TASK DIRECTIONS
Exactly repeat the material, dropping only the pictures.

DATASET EXCERPT
+++

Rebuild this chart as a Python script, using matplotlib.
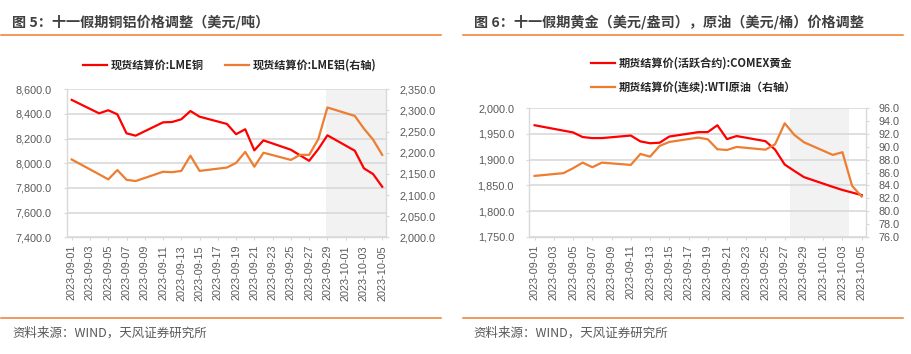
import matplotlib
matplotlib.use('Agg')
import matplotlib.pyplot as plt
import matplotlib.dates as mdates
from matplotlib.lines import Line2D
from matplotlib.ticker import FuncFormatter, MultipleLocator
import pandas as pd

plt.rcParams['font.family'] = ['Liberation Sans', 'Noto Sans CJK SC', 'DejaVu Sans']

# ---------------- data ----------------
metal_dates = ['2023-09-01', '2023-09-04', '2023-09-05', '2023-09-06', '2023-09-07', '2023-09-08',
               '2023-09-11', '2023-09-12', '2023-09-13', '2023-09-14', '2023-09-15',
               '2023-09-18', '2023-09-19', '2023-09-20', '2023-09-21', '2023-09-22',
               '2023-09-25', '2023-09-26', '2023-09-27', '2023-09-28', '2023-09-29',
               '2023-10-02', '2023-10-03', '2023-10-04', '2023-10-05']
lme_copper = [8514, 8405, 8430, 8397, 8243, 8224, 8332, 8335, 8357, 8424, 8378,
              8319, 8236, 8276, 8105, 8186, 8110, 8065, 8020, 8115, 8227,
              8102, 7959, 7913, 7810]
lme_alu = [2184, 2149, 2137, 2159, 2136, 2133, 2155, 2154, 2157, 2193, 2157,
           2165, 2176, 2202, 2167, 2200, 2183, 2195, 2195, 2232, 2307,
           2287, 2257, 2231, 2195]

gold_dates = ['2023-09-01', '2023-09-05', '2023-09-06', '2023-09-07', '2023-09-08',
              '2023-09-11', '2023-09-12', '2023-09-13', '2023-09-14', '2023-09-15',
              '2023-09-18', '2023-09-19', '2023-09-20', '2023-09-21', '2023-09-22',
              '2023-09-25', '2023-09-26', '2023-09-27', '2023-09-28', '2023-09-29',
              '2023-10-02', '2023-10-03', '2023-10-04', '2023-10-05']
comex_gold = [1967, 1953, 1944, 1942, 1942, 1947, 1935.5, 1932, 1933, 1945,
              1953.5, 1953.7, 1967, 1940, 1946, 1936, 1919.5, 1890.5, 1878, 1866,
              1847, 1841, 1836, 1831]

wti_dates = metal_dates
wti_oil = [85.47, 85.9, 86.67, 87.54, 86.82, 87.54, 87.18, 88.89, 88.47, 90.14, 90.76,
           91.43, 91.18, 89.62, 89.51, 89.98, 89.56, 90.4, 93.67, 91.85, 90.71,
           88.74, 89.16, 83.92, 82.25]

x_range = ('2023-08-31 10:48', '2023-10-05 10:00')
tick_start, tick_end = '2023-09-01', '2023-10-05'
left_shade = ('2023-09-28 19:00', '2023-10-05 10:00')
right_shade = ('2023-09-27 12:00', '2023-10-03 17:00')

title_left = '图 5：十一假期铜铝价格调整（美元/吨）'
title_right = '图 6：十一假期黄金（美元/盎司），原油（美元/桶）价格调整'
source_text = '资料来源：WIND，天风证券研究所'
lab_copper = '现货结算价:LME铜'
lab_alu = '现货结算价:LME铝(右轴)'
lab_gold = '期货结算价(活跃合约):COMEX黄金'
lab_wti = '期货结算价(连续):WTI原油（右轴）'

# ---------------- style ----------------
W, H, DPI = 912, 354, 100
RED = '#FF0000'
ORANGE = '#ED7D31'
GRID = '#D9D9D9'
TICKC = '#595959'
SHADE = '#F2F2F2'
FS = 7.8
CJK = ['Noto Sans CJK SC', 'DejaVu Sans']

fig = plt.figure(figsize=(W / DPI, H / DPI), dpi=DPI)


def px(x0, y_top, x1, y_bot):
    return [x0 / W, 1 - y_bot / H, (x1 - x0) / W, (y_bot - y_top) / H]


fmt = FuncFormatter(lambda v, p: f'{v:,.1f}')


def style_axes(ax, ax2, ylim, ystep, y2lim, y2step, shade, lpad, rpad):
    xr = pd.to_datetime(list(x_range))
    ax.set_xlim(xr[0], xr[1])
    ax.set_ylim(*ylim)
    ax.yaxis.set_major_locator(MultipleLocator(ystep))
    ax.yaxis.set_major_formatter(fmt)
    ax2.set_ylim(*y2lim)
    ax2.yaxis.set_major_locator(MultipleLocator(y2step))
    ax2.yaxis.set_major_formatter(fmt)
    ticks = pd.date_range(tick_start, tick_end, freq='2D')
    ax.set_xticks(ticks)
    ax.set_xticklabels([t.strftime('%Y-%m-%d') for t in ticks], rotation=90)
    ax.grid(axis='y', color=GRID, lw=1.2)
    ax.set_axisbelow(True)
    s = pd.to_datetime(list(shade))
    ax.axvspan(s[0], s[1], color=SHADE, lw=0, zorder=0)
    for a in (ax, ax2):
        for side in ('top',):
            a.spines[side].set_visible(False)
        for side in ('left', 'right', 'bottom'):
            a.spines[side].set_color(GRID)
            a.spines[side].set_linewidth(1.0)
        a.tick_params(colors=TICKC, labelsize=FS, length=2.5, width=0.8)
        a.tick_params(axis='both', color=GRID)
    ax.tick_params(axis='y', pad=lpad)
    ax2.tick_params(axis='y', pad=rpad)
    ax.tick_params(axis='x', pad=3)
    ax2.spines['left'].set_visible(False)
    ax2.spines['bottom'].set_visible(False)
    ax.spines['right'].set_visible(False)


# ----- left chart -----
axL = fig.add_axes(px(66.7, 89.3, 386, 237.3))
axL2 = axL.twinx()
l1, = axL.plot(pd.to_datetime(metal_dates), lme_copper, color=RED, lw=1.6, label=lab_copper)
l2, = axL2.plot(pd.to_datetime(metal_dates), lme_alu, color=ORANGE, lw=1.6, label=lab_alu)
style_axes(axL, axL2, (7400, 8600), 200, (2000, 2350), 50, left_shade, 8.5, 7.5)

# ----- right chart -----
axR = fig.add_axes(px(529.3, 108.3, 865.7, 236.7))
axR2 = axR.twinx()
r1, = axR.plot(pd.to_datetime(gold_dates), comex_gold, color=RED, lw=1.6, label=lab_gold)
r2, = axR2.plot(pd.to_datetime(wti_dates), wti_oil, color=ORANGE, lw=1.6, label=lab_wti)
style_axes(axR, axR2, (1750, 2000), 50, (76, 96), 2, right_shade, 8.5, 6.5)

# ----- legends -----
leg_kw = dict(frameon=False, borderpad=0, borderaxespad=0, handletextpad=0.3,
              handlelength=2.2, prop={'family': CJK, 'weight': 'bold', 'size': 8})
legL = fig.legend(handles=[l1, l2], loc='center left', ncol=2, columnspacing=1.9,
                  bbox_to_anchor=(82.7 / W, 1 - 65 / H), **leg_kw)
legR = fig.legend(handles=[r1, r2], loc='center left', ncol=1, labelspacing=1.0,
                  bbox_to_anchor=(591 / W, 1 - 75 / H), **leg_kw)
for lg in (legL, legR):
    for t in lg.get_texts():
        t.set_color('#262626')

# ----- titles, separators, sources -----
for x, title in ((12, title_left), (474, title_right)):
    fig.text(x / W, 1 - 21.7 / H, title, family=CJK, weight='bold', size=10.2,
             color='#404040', va='center', ha='left')
for x0, x1 in ((1, 441), (463, 903)):
    for y in (35, 318.3):
        fig.add_artist(Line2D([x0 / W, x1 / W], [1 - y / H, 1 - y / H],
                              transform=fig.transFigure, color=ORANGE, lw=1.1))
for x in (12, 473.5):
    fig.text(x / W, 1 - 333.3 / H, source_text, family=CJK, weight='light', size=9,
             color='#595959', va='center', ha='left')

fig.savefig('out.png', dpi=DPI)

+++

WORKED ANSWER
Rebuild this chart as a Python script, using matplotlib.
import matplotlib
matplotlib.use('Agg')
import matplotlib.pyplot as plt
import matplotlib.dates as mdates
from matplotlib.lines import Line2D
from matplotlib.ticker import FuncFormatter, MultipleLocator
import pandas as pd

plt.rcParams['font.family'] = ['Liberation Sans', 'Noto Sans CJK SC', 'DejaVu Sans']

# ---------------- data ----------------
metal_dates = ['2023-09-01', '2023-09-04', '2023-09-05', '2023-09-06', '2023-09-07', '2023-09-08',
               '2023-09-11', '2023-09-12', '2023-09-13', '2023-09-14', '2023-09-15',
               '2023-09-18', '2023-09-19', '2023-09-20', '2023-09-21', '2023-09-22',
               '2023-09-25', '2023-09-26', '2023-09-27', '2023-09-28', '2023-09-29',
               '2023-10-02', '2023-10-03', '2023-10-04', '2023-10-05']
lme_copper = [8514, 8405, 8430, 8397, 8243, 8224, 8332, 8335, 8357, 8424, 8378,
              8319, 8236, 8276, 8105, 8186, 8110, 8065, 8020, 8115, 8227,
              8102, 7959, 7913, 7810]
lme_alu = [2184, 2149, 2137, 2159, 2136, 2133, 2155, 2154, 2157, 2193, 2157,
           2165, 2176, 2202, 2167, 2200, 2183, 2195, 2195, 2232, 2307,
           2287, 2257, 2231, 2195]

gold_dates = ['2023-09-01', '2023-09-05', '2023-09-06', '2023-09-07', '2023-09-08',
              '2023-09-11', '2023-09-12', '2023-09-13', '2023-09-14', '2023-09-15',
              '2023-09-18', '2023-09-19', '2023-09-20', '2023-09-21', '2023-09-22',
              '2023-09-25', '2023-09-26', '2023-09-27', '2023-09-28', '2023-09-29',
              '2023-10-02', '2023-10-03', '2023-10-04', '2023-10-05']
comex_gold = [1967, 1953, 1944, 1942, 1942, 1947, 1935.5, 1932, 1933, 1945,
              1953.5, 1953.7, 1967, 1940, 1946, 1936, 1919.5, 1890.5, 1878, 1866,
              1847, 1841, 1836, 1831]

wti_dates = metal_dates
wti_oil = [85.47, 85.9, 86.67, 87.54, 86.82, 87.54, 87.18, 88.89, 88.47, 90.14, 90.76,
           91.43, 91.18, 89.62, 89.51, 89.98, 89.56, 90.4, 93.67, 91.85, 90.71,
           88.74, 89.16, 83.92, 82.25]

x_range = ('2023-08-31 10:48', '2023-10-05 10:00')
tick_start, tick_end = '2023-09-01', '2023-10-05'
left_shade = ('2023-09-28 19:00', '2023-10-05 10:00')
right_shade = ('2023-09-27 12:00', '2023-10-03 17:00')

title_left = '图 5：十一假期铜铝价格调整（美元/吨）'
title_right = '图 6：十一假期黄金（美元/盎司），原油（美元/桶）价格调整'
source_text = '资料来源：WIND，天风证券研究所'
lab_copper = '现货结算价:LME铜'
lab_alu = '现货结算价:LME铝(右轴)'
lab_gold = '期货结算价(活跃合约):COMEX黄金'
lab_wti = '期货结算价(连续):WTI原油（右轴）'

# ---------------- style ----------------
W, H, DPI = 912, 354, 100
RED = '#FF0000'
ORANGE = '#ED7D31'
GRID = '#D9D9D9'
TICKC = '#595959'
SHADE = '#F2F2F2'
FS = 7.8
CJK = ['Noto Sans CJK SC', 'DejaVu Sans']

fig = plt.figure(figsize=(W / DPI, H / DPI), dpi=DPI)


def px(x0, y_top, x1, y_bot):
    return [x0 / W, 1 - y_bot / H, (x1 - x0) / W, (y_bot - y_top) / H]


fmt = FuncFormatter(lambda v, p: f'{v:,.1f}')


def style_axes(ax, ax2, ylim, ystep, y2lim, y2step, shade, lpad, rpad):
    xr = pd.to_datetime(list(x_range))
    ax.set_xlim(xr[0], xr[1])
    ax.set_ylim(*ylim)
    ax.yaxis.set_major_locator(MultipleLocator(ystep))
    ax.yaxis.set_major_formatter(fmt)
    ax2.set_ylim(*y2lim)
    ax2.yaxis.set_major_locator(MultipleLocator(y2step))
    ax2.yaxis.set_major_formatter(fmt)
    ticks = pd.date_range(tick_start, tick_end, freq='2D')
    ax.set_xticks(ticks)
    ax.set_xticklabels([t.strftime('%Y-%m-%d') for t in ticks], rotation=90)
    ax.grid(axis='y', color=GRID, lw=1.2)
    ax.set_axisbelow(True)
    s = pd.to_datetime(list(shade))
    ax.axvspan(s[0], s[1], color=SHADE, lw=0, zorder=0)
    for a in (ax, ax2):
        for side in ('top',):
            a.spines[side].set_visible(False)
        for side in ('left', 'right', 'bottom'):
            a.spines[side].set_color(GRID)
            a.spines[side].set_linewidth(1.0)
        a.tick_params(colors=TICKC, labelsize=FS, length=2.5, width=0.8)
        a.tick_params(axis='both', color=GRID)
    ax.tick_params(axis='y', pad=lpad)
    ax2.tick_params(axis='y', pad=rpad)
    ax.tick_params(axis='x', pad=3)
    ax2.spines['left'].set_visible(False)
    ax2.spines['bottom'].set_visible(False)
    ax.spines['right'].set_visible(False)


# ----- left chart -----
axL = fig.add_axes(px(66.7, 89.3, 386, 237.3))
axL2 = axL.twinx()
l1, = axL.plot(pd.to_datetime(metal_dates), lme_copper, color=RED, lw=1.6, label=lab_copper)
l2, = axL2.plot(pd.to_datetime(metal_dates), lme_alu, color=ORANGE, lw=1.6, label=lab_alu)
style_axes(axL, axL2, (7400, 8600), 200, (2000, 2350), 50, left_shade, 8.5, 7.5)

# ----- right chart -----
axR = fig.add_axes(px(529.3, 108.3, 865.7, 236.7))
axR2 = axR.twinx()
r1, = axR.plot(pd.to_datetime(gold_dates), comex_gold, color=RED, lw=1.6, label=lab_gold)
r2, = axR2.plot(pd.to_datetime(wti_dates), wti_oil, color=ORANGE, lw=1.6, label=lab_wti)
style_axes(axR, axR2, (1750, 2000), 50, (76, 96), 2, right_shade, 8.5, 6.5)

# ----- legends -----
leg_kw = dict(frameon=False, borderpad=0, borderaxespad=0, handletextpad=0.3,
              handlelength=2.2, prop={'family': CJK, 'weight': 'bold', 'size': 8})
legL = fig.legend(handles=[l1, l2], loc='center left', ncol=2, columnspacing=1.9,
                  bbox_to_anchor=(82.7 / W, 1 - 65 / H), **leg_kw)
legR = fig.legend(handles=[r1, r2], loc='center left', ncol=1, labelspacing=1.0,
                  bbox_to_anchor=(591 / W, 1 - 75 / H), **leg_kw)
for lg in (legL, legR):
    for t in lg.get_texts():
        t.set_color('#262626')

# ----- titles, separators, sources -----
for x, title in ((12, title_left), (474, title_right)):
    fig.text(x / W, 1 - 21.7 / H, title, family=CJK, weight='bold', size=10.2,
             color='#404040', va='center', ha='left')
for x0, x1 in ((1, 441), (463, 903)):
    for y in (35, 318.3):
        fig.add_artist(Line2D([x0 / W, x1 / W], [1 - y / H, 1 - y / H],
                              transform=fig.transFigure, color=ORANGE, lw=1.1))
for x in (12, 473.5):
    fig.text(x / W, 1 - 333.3 / H, source_text, family=CJK, weight='light', size=9,
             color='#595959', va='center', ha='left')

fig.savefig('out.png', dpi=DPI)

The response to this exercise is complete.